Monday, July 22, 2013

Something Thoughtful


Nicholas Reid reflects in essay form on general matters and ideas related to literature, history, popular culture and the arts. You are free to agree or disagree with him.

IS DEMOCRACY ALWAYS RIGHT?

            “The sun as everyone says sets later
the longer the day persists.
‘The majority are right even when they are fools,’
the blind democrat insists.”

I’ve just been reading and reviewing Vincent O’Sullivan’s latest collection of poems Us, then, and I know this satirical little jab of O’Sullivan’s isn’t directly concerned with the political process. But that line ‘The majority are right even when they are fools,’ has a particular and sad resonance at the moment.

In Egypt, an elected government has been overthrown by the military.

Those of us who are fairly ignorant of Egyptian affairs are not sure how to react. Of course we are saddened that the promise of the “Arab spring” a year or two back has so rapidly soured. We were never so naïve as to imagine that democracy and a civil society, full-formed and functioning, would spring without difficulty from years of dictatorship. To think that, once a dictatorship is booted out, democracy comes immediately, was the mistake American policy-makers made in both Iraq and Afghanistan. So there is the sadness that another hope has been met with armed force.

But there is this complicating factor in our reaction. The government of President Morsi, which the military has seen off, was a government too close to, and indeed dominated by, the Muslim Brotherhood. This movement is no friend of pluralistic democracy, its ultimate aim being to establish a confessional state based on Sharia law. No room for Egypt’s dissident Muslims, Christians, or for that matter secularists. Granted, Morsi’s government came to power by the democratic process. But, we now ask, was the constitution of the fledgling democracy flawed? And was the electoral process loaded? How else could a group with such an agenda have gained such power?

I emphasize that I am writing as somebody who knows little more of Egypt than I see in the evening news. But I am profoundly troubled by the sight of Morsi’s supporters now taking the position that Morsi’s opponents took a few weeks back, and saying that they are the supporters of an elected democracy and that their popular will has been thwarted. Because, in one very obvious sense, they are right. Soldiers, not voters, have overthrown Morsi.
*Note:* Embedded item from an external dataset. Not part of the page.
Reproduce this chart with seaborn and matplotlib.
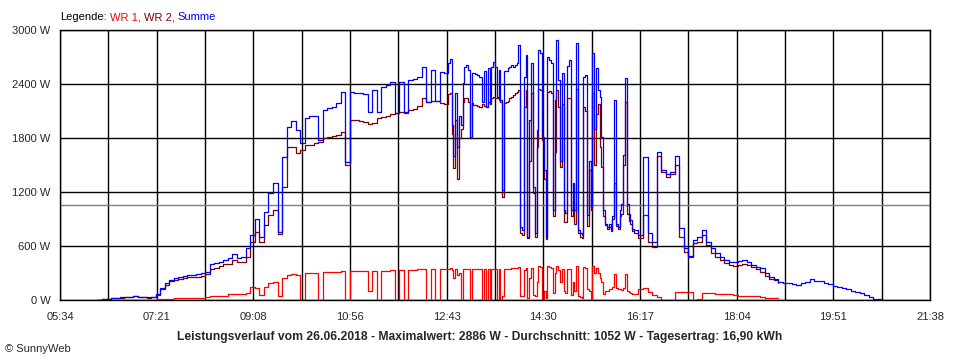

So here is our problem. Let’s assume that Morsi won his election fair and square. Let’s go further and assume that supporters and allies of the Muslim Brotherhood were indeed the majority of voters. (I know these assumptions are both highly contentious, but I’m just being hypothetical here.) Do we say therefore that no force has the right to oppose them? Or would this make us “blind democrats” who think ‘The majority are right even when they are fools,’?

Yet, I suspect, most of us non-Muslim, non-Egyptian observers are quite happy to see the back of Morsi’s government. We tell ourselves that in this case, the military have acted in support of the greater good; that they have headed off an Islamist initiative and helped make the emergence of a truly pluralistic democracy more possible. This sentiment can take the form of the rather reductionist and puerile statement I saw on Facebook that “religion has no place in government”.

But if we take this view, how much are we in fact saying that an ideology of which we approve can override the popular will by force?

And, on a more pragmatic level, how can we be sure of the military’s intentions?

Generals have often overthrown governments in the name of the greater good, but their track record isn’t all that great when it comes to delivering on democratic hopes. Generals or military juntas who see themselves as saviours of the nation too easily turn into dictators. We are wearily familiar with the scenario of putschists promising democratic elections – and then indefinitely postponing them. Indeed, the only example I can think of in which military force in a revolutionary situation helped to secure democracy was Portugal’s “Carnation Revolution” nearly 40 years ago (in 1974) – and that was essentially a case of conservative military leaders standing back and letting a popular movement have its way when they could have adopted the more brutal course of trying to stamp it out.

So is democracy always right? Apparently not. And certainly not when it comes to moral, religious, ethical or aesthetic matters. (You do not prove how great a work of art is, or how true a moral proposition is, by voting on it.) Yet, as a form of government it is still the best we have.

The situation will probably have changed by the time you read this; but as of this writing, all we can hope is that the Egyptian military keep their word.